Ethics Quotes - page 9
Spinoza is a highly systematic thinker, but still I do not think I can offer a single key for all things Spinozistic. Personally, one thing which got me excited about Spinoza is his philosophical boldness, i. e., his willingness to pursue philosophical exploration as far as he can, making very little concessions to commonly accepted beliefs and norms. In terms of content, I take his attempt to conceive of God, nature, and ethics in a manner that is free from anthropomorphism and anthropocentric illusions as one of the deepest elements of his philosophical thinking. A closely related issue is his advocacy of actual infinity (an issue that has been mostly neglected in recent literature). Finally, the very attempt to do philosophy systematically (rather than rely on fragmented and disassociated intuitions) and transparently (laying bare the logical structure of his arguments) commands my respect, indeed admiration.
Baruch Spinoza
Though the theology of Christianity had thus sunk to the lowly estate of a mere delusion of the rabble, propagated on that level by the ancient caste of sacerdotal parasites, the ethics of Christianity continued to enjoy the utmost acceptance, and perhaps even more acceptance than ever before. It seemed to be generally felt, in fact, that they simply must be saved from the wreck-that the world would vanish into chaos if they went the way of the revelations supporting them. In this fear a great many judicious men joined, and so there arose what was, in essence, an absolutely new Christian cult-a cult, to wit, purged of all the supernaturalism superimposed upon the older cult by generations of theologians, and harking back to what was conceived to be the pure ethical doctrine of Jesus.
H. L. Mencken
Human labor, through all its forms, from the sharpening of a stake to the construction of a city or an epic, is one immense illustration of the perfect compensation of the universe.
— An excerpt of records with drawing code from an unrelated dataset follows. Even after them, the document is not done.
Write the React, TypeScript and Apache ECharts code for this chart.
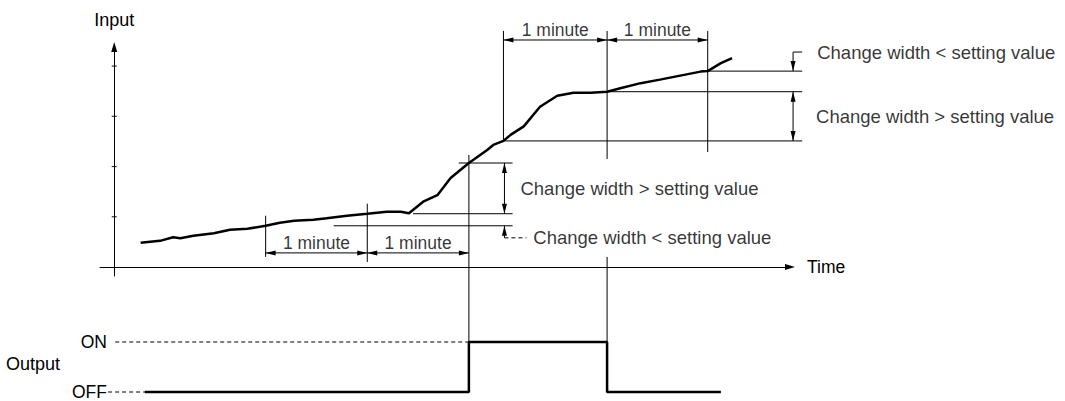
import React, { useEffect, useRef } from "react";
import * as echarts from "echarts";

// ---- data (time in minutes from the input axis, input in axis units) ----
const curveTime = [0.26, 0.45, 0.58, 0.65, 0.78, 0.98, 1.14, 1.31, 1.49, 1.63, 1.77, 1.96, 2.09, 2.29, 2.49, 2.68, 2.82, 2.9, 3.04, 3.18, 3.31, 3.49, 3.67, 3.73, 3.83, 3.9, 4.03, 4.19, 4.36, 4.52, 4.69, 4.85, 4.98, 5.18, 5.37, 5.57, 5.77, 5.84, 5.97, 6.08];
const curveInput = [0.48, 0.52, 0.59, 0.57, 0.62, 0.67, 0.74, 0.76, 0.82, 0.88, 0.92, 0.94, 0.97, 1.02, 1.06, 1.1, 1.1, 1.07, 1.3, 1.43, 1.77, 2.07, 2.33, 2.43, 2.51, 2.63, 2.8, 3.19, 3.41, 3.47, 3.47, 3.49, 3.56, 3.66, 3.73, 3.81, 3.89, 3.9, 4.06, 4.16];
const inputTicks = [1, 2, 3, 4];
const firstCheckTimes = [1.49, 2.49, 3.49];
const firstCheckLevels = [0.82, 1.06, 2.07];
const secondCheckTimes = [3.83, 4.85, 5.84];
const secondCheckLevels = [2.51, 3.49, 3.9];
const outputTime = [0.3, 3.49, 3.49, 4.85, 4.85, 5.97];
const outputState = [0, 0, 1, 1, 0, 0];
const outputStateNames = ["OFF", "ON"];
const minuteLabel = "1 minute";
const overLabel = "Change width > setting value";
const underLabel = "Change width < setting value";

const FONT = "'Liberation Sans', Arial, sans-serif";
const BLACK = "#000";
const AW = 5;
const AH = 10;
// axis indices
const INPUT = 0;
const OUTPUT = 1;
const NOTE = 2;

type Dir = "up" | "down" | "left" | "right";

function tip(p: number[], dir: Dir) {
  const rot = { up: 0, down: 180, left: 90, right: -90 }[dir];
  const off = { up: [0, AH / 2], down: [0, -AH / 2], left: [AH / 2, 0], right: [-AH / 2, 0] }[dir];
  return { value: p, symbol: "triangle", symbolSize: [AW, AH], symbolRotate: rot, symbolOffset: off };
}
function plain(p: number[]) {
  return { value: p, symbol: "none" };
}
function seg(data: any[], axis: number, dashed = false) {
  return {
    type: "line",
    xAxisIndex: axis,
    yAxisIndex: axis,
    data,
    clip: false,
    silent: true,
    symbol: "none",
    showSymbol: true,
    lineStyle: { color: BLACK, width: 1, type: dashed ? [4, 3] : "solid" },
    itemStyle: { color: BLACK },
    z: 3,
  };
}
function textAt(p: number[], text: string, position: string, distance: number, fontSize: number) {
  return {
    value: p,
    label: { show: true, formatter: text, position, distance, fontSize, fontFamily: FONT, color: BLACK },
  };
}

export default function App() {
  const ref = useRef<HTMLDivElement>(null);
  useEffect(() => {
    if (!ref.current) return;
    const chart = echarts.init(ref.current, null, { renderer: "svg" });
    const [a1, a2, a3] = firstCheckTimes;
    const [la1, la2, la3] = firstCheckLevels;
    const [b1, b2, b3] = secondCheckTimes;
    const [lb1, lb2, lb3] = secondCheckLevels;
    const xMin = -0.14;
    const yMin = -0.18;
    const y2Max = 2.32;
    const dimLow = 0.28;
    const dimHigh = 4.52;
    const guideTop = 4.7;
    const midX = 3.84;
    const rightX = 6.68;
    const guideEnd = 6.77;
    const bracketY = 4.28;

    const series: any[] = [];
    // input curve
    series.push({
      type: "line",
      xAxisIndex: INPUT,
      yAxisIndex: INPUT,
      data: curveTime.map((t, i) => [t, curveInput[i]]),
      symbol: "none",
      silent: true,
      lineStyle: { color: BLACK, width: 2.5 },
      z: 5,
    });
    // input axis ticks
    series.push({
      type: "scatter",
      xAxisIndex: INPUT,
      yAxisIndex: INPUT,
      data: inputTicks.map((v) => [0, v]),
      symbol: "rect",
      symbolSize: [5, 1.2],
      itemStyle: { color: BLACK },
      silent: true,
    });
    // vertical guides
    const vGuides = [
      [[a1, la1 + 0.2], [a1, 0.2]],
      [[a2, la2 + 0.2], [a2, 0.1]],
      [[a3, la3 + 0.16], [a3, yMin]],
      [[b1, guideTop], [b1, lb1]],
      [[b2, guideTop], [b2, 2.15]],
      [[b2, 0.2], [b2, yMin]],
      [[b3, guideTop], [b3, 2.29]],
    ];
    vGuides.forEach((s) => series.push(seg(s.map(plain), NOTE)));
    // horizontal guides
    const hGuides = [
      [[a3 - 0.1, la3], [3.92, la3]],
      [[2.94, la2], [3.92, la2]],
      [[2.16, la1], [3.92, la1]],
      [[b3, lb3], [guideEnd, lb3]],
      [[b2, lb2], [guideEnd, lb2]],
      [[b1, lb1], [guideEnd, lb1]],
    ];
    hGuides.forEach((s) => series.push(seg(s.map(plain), NOTE)));
    // dimension arrows
    const dims: any[] = [
      [tip([a1, dimLow], "left"), tip([a2, dimLow], "right")],
      [tip([a2, dimLow], "left"), tip([a3, dimLow], "right")],
      [tip([b1, dimHigh], "left"), tip([b2, dimHigh], "right")],
      [tip([b2, dimHigh], "left"), tip([b3, dimHigh], "right")],
      [tip([midX, la3], "up"), tip([midX, la2], "down")],
      [plain([midX, 0.58]), tip([midX, la1], "up")],
      [plain([6.77, bracketY]), plain([rightX, bracketY]), tip([rightX, lb3], "down")],
      [tip([rightX, lb2], "up"), tip([rightX, lb1], "down")],
    ];
    dims.forEach((d) => series.push(seg(d, NOTE)));
    series.push(seg([plain([midX, 0.58]), plain([4.055, 0.58])], NOTE, true));
    // labels
    series.push({
      type: "scatter",
      xAxisIndex: NOTE,
      yAxisIndex: NOTE,
      symbolSize: 0,
      clip: false,
      silent: true,
      data: [
        textAt([(a1 + a2) / 2, dimLow], minuteLabel, "top", 1, 17.5),
        textAt([(a2 + a3) / 2, dimLow], minuteLabel, "top", 1, 17.5),
        textAt([(b1 + b2) / 2, dimHigh], minuteLabel, "top", 1, 17.5),
        textAt([(b2 + b3) / 2, dimHigh], minuteLabel, "top", 1, 17.5),
        textAt([midX, (la2 + la3) / 2], overLabel, "right", 16, 18.5),
        textAt([4.055, 0.58], underLabel, "right", 7, 18.5),
        textAt([6.77, bracketY], underLabel, "right", 15, 18.5),
        textAt([rightX, (lb1 + lb2) / 2], overLabel, "right", 23, 18.5),
      ],
    });
    // output
    series.push(seg([plain([a3, y2Max]), plain([a3, 1])], OUTPUT));
    series.push(seg([plain([b2, y2Max]), plain([b2, 1])], OUTPUT));
    series.push(seg([plain([0.01, 1]), plain([a3, 1])], OUTPUT, true));
    series.push(seg([plain([-0.06, 0]), plain([outputTime[0], 0])], OUTPUT, true));
    series.push({
      type: "line",
      xAxisIndex: OUTPUT,
      yAxisIndex: OUTPUT,
      data: outputTime.map((t, i) => [t, outputState[i]]),
      symbol: "none",
      silent: true,
      clip: false,
      lineStyle: { color: BLACK, width: 2.5 },
      z: 5,
    });

    const nameStyle = { fontSize: 17.5, fontFamily: FONT, color: BLACK };
    const hidden = { show: false };
    chart.setOption({
      animation: false,
      textStyle: { fontFamily: FONT, color: BLACK },
      grid: [
        { left: 100, top: 47, width: 690, height: 229 },
        { left: 100, top: 276, width: 690, height: 116 },
        { left: 100, top: 20, width: 720, height: 256 },
      ],
      xAxis: [
        {
          gridIndex: 0,
          type: "value",
          min: xMin,
          max: 6.65,
          axisLine: { show: true, onZero: true, symbol: ["none", "triangle"], symbolSize: [6, 10], lineStyle: { color: BLACK, width: 1 } },
          axisTick: hidden,
          axisLabel: hidden,
          splitLine: hidden,
          name: "Time",
          nameLocation: "end",
          nameGap: 17,
          nameTextStyle: nameStyle,
        },
        { gridIndex: 1, type: "value", min: xMin, max: 6.65, show: false },
        { gridIndex: 2, type: "value", min: xMin, max: 6.945, show: false },
      ],
      yAxis: [
        {
          gridIndex: 0,
          type: "value",
          min: yMin,
          max: 4.38,
          axisLine: { show: true, onZero: true, symbol: ["none", "triangle"], symbolSize: [6, 10], lineStyle: { color: BLACK, width: 1 } },
          axisTick: hidden,
          axisLabel: hidden,
          splitLine: hidden,
          name: "Input",
          nameLocation: "end",
          nameGap: 18,
          nameTextStyle: { ...nameStyle, fontSize: 18 },
        },
        {
          gridIndex: 1,
          type: "value",
          min: 0,
          max: y2Max,
          interval: 1,
          axisLine: hidden,
          axisTick: hidden,
          splitLine: hidden,
          axisLabel: {
            margin: -7,
            fontSize: 17.5,
            fontFamily: FONT,
            color: BLACK,
            formatter: (v: number) => (v === 0 || v === 1 ? outputStateNames[v] : ""),
          },
        },
        { gridIndex: 2, type: "value", min: yMin, max: 4.918, show: false },
      ],
      graphic: [
        {
          type: "text",
          x: 6,
          y: 364,
          style: { text: "Output", fontSize: 18, fontFamily: FONT, fill: BLACK, verticalAlign: "middle" },
        },
      ],
      series,
    });
    return () => chart.dispose();
  }, []);
  return <div ref={ref} style={{ position: "absolute", left: 0, top: 0, width: 1065, height: 401, background: "#fff" }} />;
}
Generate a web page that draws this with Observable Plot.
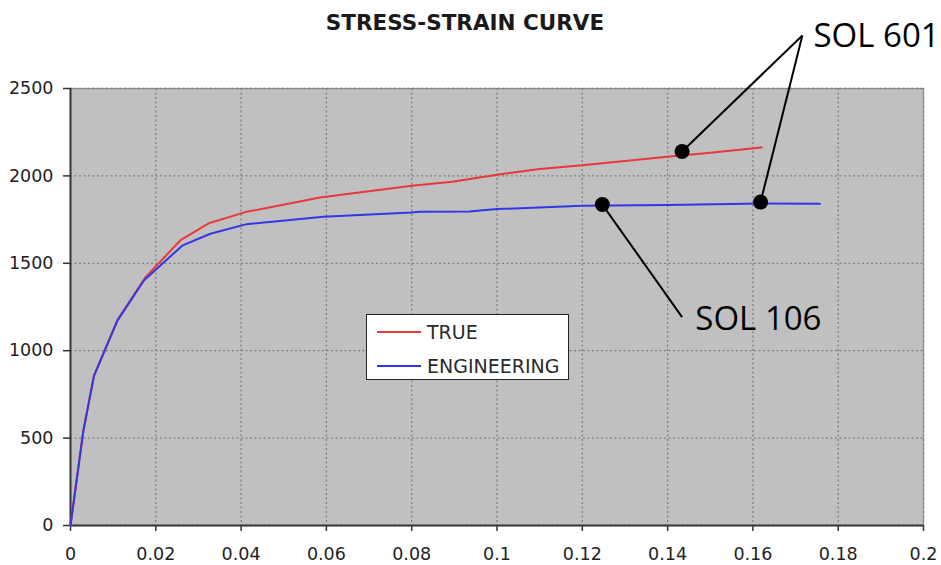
<!DOCTYPE html>
<html>
<head>
<meta charset="utf-8">
<script src="https://cdn.jsdelivr.net/npm/d3@7"></script>
<script src="https://cdn.jsdelivr.net/npm/@observablehq/plot@0.6"></script>
<style>
  html, body { margin: 0; padding: 0; background: #fff; }
  #wrap { position: relative; width: 941px; height: 565px; overflow: hidden; }
  #wrap svg { position: absolute; left: 0; top: 0; z-index: 0; }
  #title { position: absolute; left: 0; width: 930px; top: 12px; text-align: center; z-index: 2;
    font: bold 21.5px/21.5px "DejaVu Sans", sans-serif; color: #1a1a1a; }
  #legend { position: absolute; left: 366px; top: 314px; width: 201px; height: 64px; z-index: 2;
    background: #fff; border: 1.5px solid #222; }
  #legend .sw { position: absolute; left: 10px; width: 44px; height: 0; border-top: 2px solid; }
  #legend .lb { position: absolute; left: 60px; font: 19px/19px "DejaVu Sans", sans-serif; color: #2a2a2a; }
</style>
</head>
<body>
<div id="wrap">
  <div id="title"></div>
  <div id="legend"></div>
</div>
<script>
// ---- data ----
const title = "STRESS-STRAIN CURVE";
const seriesNames = ["TRUE", "ENGINEERING"];
const seriesColors = ["#e8383d", "#3535e6"];

const trueStrain = [0, 0.003, 0.0055, 0.011, 0.0176, 0.0258, 0.0324, 0.041, 0.0585, 0.08, 0.0895, 0.1, 0.11, 0.12, 0.14, 0.15, 0.162];
const trueStress = [0, 540, 856, 1175, 1421, 1632, 1729, 1793, 1876, 1943, 1966, 2006, 2040, 2061, 2109, 2133, 2162];

const engStrain = [0, 0.003, 0.0055, 0.011, 0.0172, 0.0262, 0.0328, 0.0413, 0.0593, 0.08, 0.0817, 0.0935, 0.1, 0.12, 0.14, 0.162, 0.1757];
const engStress = [0, 540, 856, 1172, 1402, 1601, 1669, 1724, 1766, 1790, 1795, 1796, 1810, 1829, 1833, 1842, 1840];

const xTicks = [0, 0.02, 0.04, 0.06, 0.08, 0.1, 0.12, 0.14, 0.16, 0.18, 0.2];
const yTicks = [0, 500, 1000, 1500, 2000, 2500];

// annotations (in strain / stress units)
const calloutLabels = ["SOL 601", "SOL 106"];
const calloutLabelStrain = [0.1742, 0.1465];
const calloutLabelStress = [2736, 1116];
const calloutAnchorStrain = [0.1716, 0.1434];
const calloutAnchorStress = [2803, 1192];
const calloutDotLabel = ["SOL 601", "SOL 601", "SOL 106"];
const calloutDotStrain = [0.1434, 0.1618, 0.1247];
const calloutDotStress = [2140, 1850, 1836];

// ---- tables ----
const lineData = [
  ...trueStrain.map((s, i) => ({series: seriesNames[0], strain: s, stress: trueStress[i]})),
  ...engStrain.map((s, i) => ({series: seriesNames[1], strain: s, stress: engStress[i]}))
];
const dotData = calloutDotLabel.map((l, i) => {
  const k = calloutLabels.indexOf(l);
  return {label: l, strain: calloutDotStrain[i], stress: calloutDotStress[i],
          ax: calloutAnchorStrain[k], ay: calloutAnchorStress[k]};
});
const labelData = calloutLabels.map((l, i) => ({label: l, strain: calloutLabelStrain[i], stress: calloutLabelStress[i]}));

const plot = Plot.plot({
  width: 941,
  height: 565,
  marginLeft: 70,
  marginRight: 18,
  marginTop: 88,
  marginBottom: 40,
  style: {fontFamily: "'DejaVu Sans', sans-serif", fontSize: "17.5px", color: "#222", background: "transparent", overflow: "visible"},
  x: {domain: [0, 0.2]},
  y: {domain: [0, 2500]},
  color: {domain: seriesNames, range: seriesColors},
  marks: [
    Plot.frame({fill: "#c0c0c0", stroke: "#8c8c8c", strokeWidth: 1.2}),
    Plot.gridX(xTicks, {stroke: "#808080", strokeOpacity: 1, strokeWidth: 1.3, strokeDasharray: "2,2.5"}),
    Plot.gridY(yTicks, {stroke: "#808080", strokeOpacity: 1, strokeWidth: 1.3, strokeDasharray: "2,2.5"}),
    Plot.axisX(xTicks, {tickSize: 6, tickPadding: 16, tickFormat: d3.format("~g"), stroke: "#333", strokeWidth: 1.5, label: null}),
    Plot.axisY(yTicks, {tickSize: 7, tickPadding: 10, tickFormat: d3.format("d"), stroke: "#333", strokeWidth: 1.5, label: null}),
    Plot.ruleX([0], {stroke: "#3a3a3a", strokeWidth: 2}),
    Plot.ruleY([0], {stroke: "#3a3a3a", strokeWidth: 2}),
    Plot.line(lineData, {x: "strain", y: "stress", z: "series", stroke: "series", strokeWidth: 2}),
    Plot.link(dotData, {x1: "strain", y1: "stress", x2: "ax", y2: "ay", stroke: "#000", strokeWidth: 2}),
    Plot.dot(dotData, {x: "strain", y: "stress", r: 7.5, fill: "#000", stroke: null}),
    Plot.text(labelData, {x: "strain", y: "stress", text: "label", textAnchor: "start", lineAnchor: "bottom",
      fontFamily: "'Open Sans', sans-serif", fontSize: 33, fill: "#000"})
  ]
});
document.getElementById("wrap").insertBefore(plot, document.getElementById("title"));

document.getElementById("title").textContent = title;

const legend = document.getElementById("legend");
seriesNames.forEach((name, i) => {
  const sw = document.createElement("div");
  sw.className = "sw";
  sw.style.top = (16 + i * 34) + "px";
  sw.style.borderColor = seriesColors[i];
  legend.appendChild(sw);
  const lb = document.createElement("div");
  lb.className = "lb";
  lb.style.top = (8 + i * 34) + "px";
  lb.textContent = name;
  legend.appendChild(lb);
});
</script>
</body>
</html>
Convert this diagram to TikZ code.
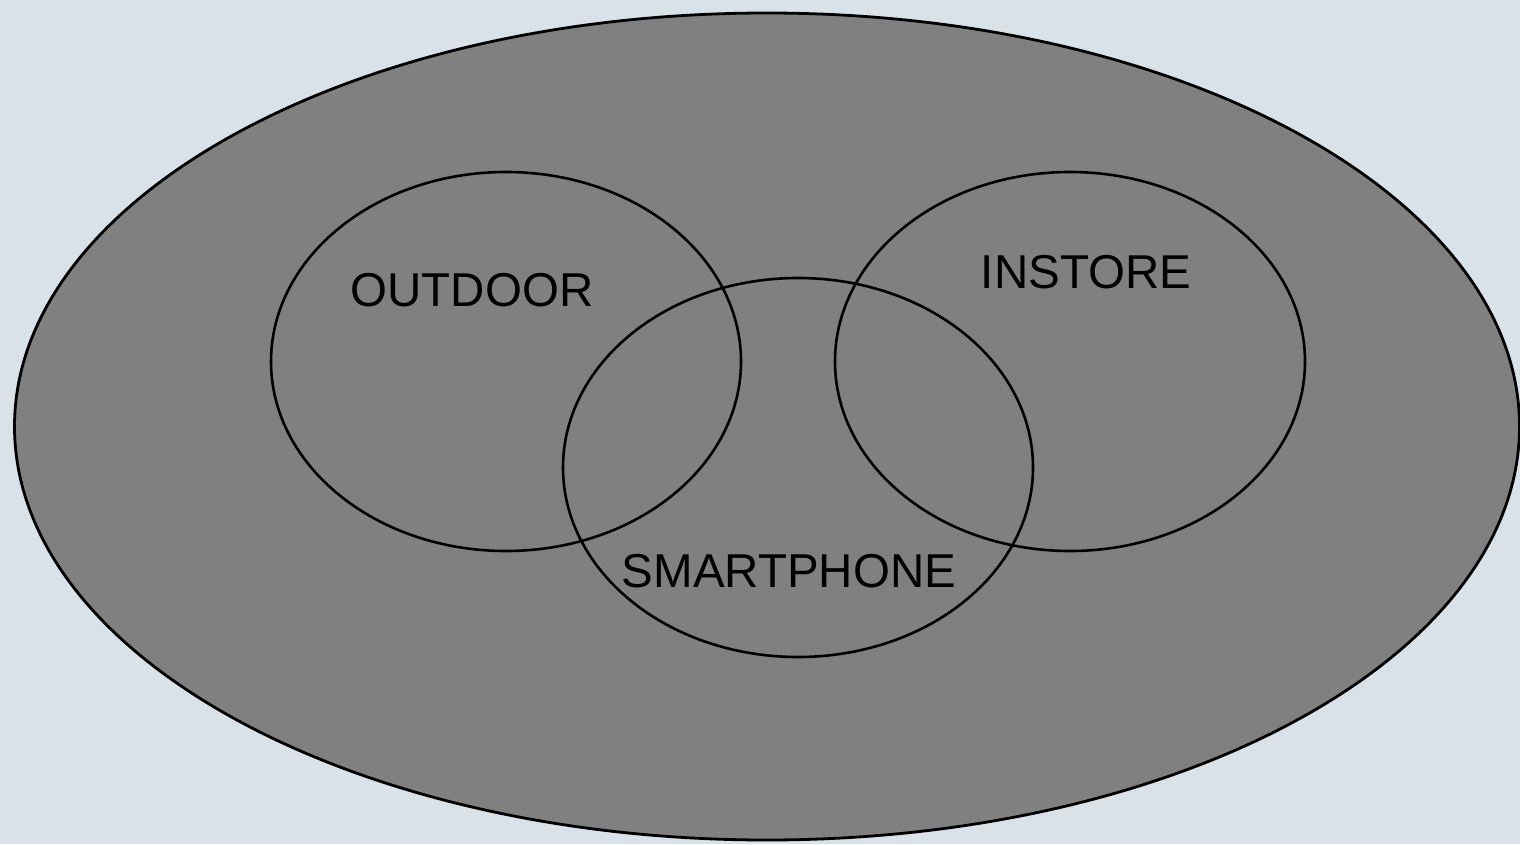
\documentclass[tikz,border=0pt]{standalone}
\usepackage{fontspec}
\setmainfont{Liberation Sans}
\usetikzlibrary{shapes.geometric}
\definecolor{pagebg}{RGB}{217,225,233}
\definecolor{setgray}{RGB}{128,128,128}

\begin{document}
\begin{tikzpicture}[
x=1pt, y=-1pt,
universe/.style={draw, ellipse, fill=setgray, line width=2.8pt, inner sep=0pt, minimum width=1505pt, minimum height=827pt},
venn/.style={draw, ellipse, line width=2.6pt, inner sep=0pt, minimum width=470pt, minimum height=379pt},
lbl/.style={inner sep=0pt, font=\fontsize{47.5}{52}\selectfont}
]
\fill[pagebg] (0,0) rectangle (1520,844);
\useasboundingbox (0,0) rectangle (1520,844);
\node[universe] (all) at (767,426.5) {};
\node[venn] (outdoor) at (506,361.5) {};
\node[venn] (smart) at (798,467.5) {};
\node[venn] (instore) at (1070,361.5) {};
\node[lbl] (outlbl) at (472,290) {OUTDOOR};
\node[lbl] (inlbl) at (1086,272) {INSTORE};
\node[lbl] (smlbl) at (789,571) {SMARTPHONE};
\end{tikzpicture}
\end{document}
The absolute balance of Give and Take, the doctrine that every thing has its price, - and if that price is not paid, not that thing but something else is obtained, and that it is impossible to get any thing without its price, - is not less sublime in the columns of a leger than in the budgets of states, in the laws of light and darkness, in all the action and reaction of nature. I cannot doubt that the high laws which each man sees implicated in those processes with which he is conversant, the stern ethics which sparkle on his chisel-edge, which are measured out by his plumb and foot-rule, which stand as manifest in the footing of the shop-bill as in the history of a state, - do recommend to him his trade, and though seldom named, exalt his business to his imagination.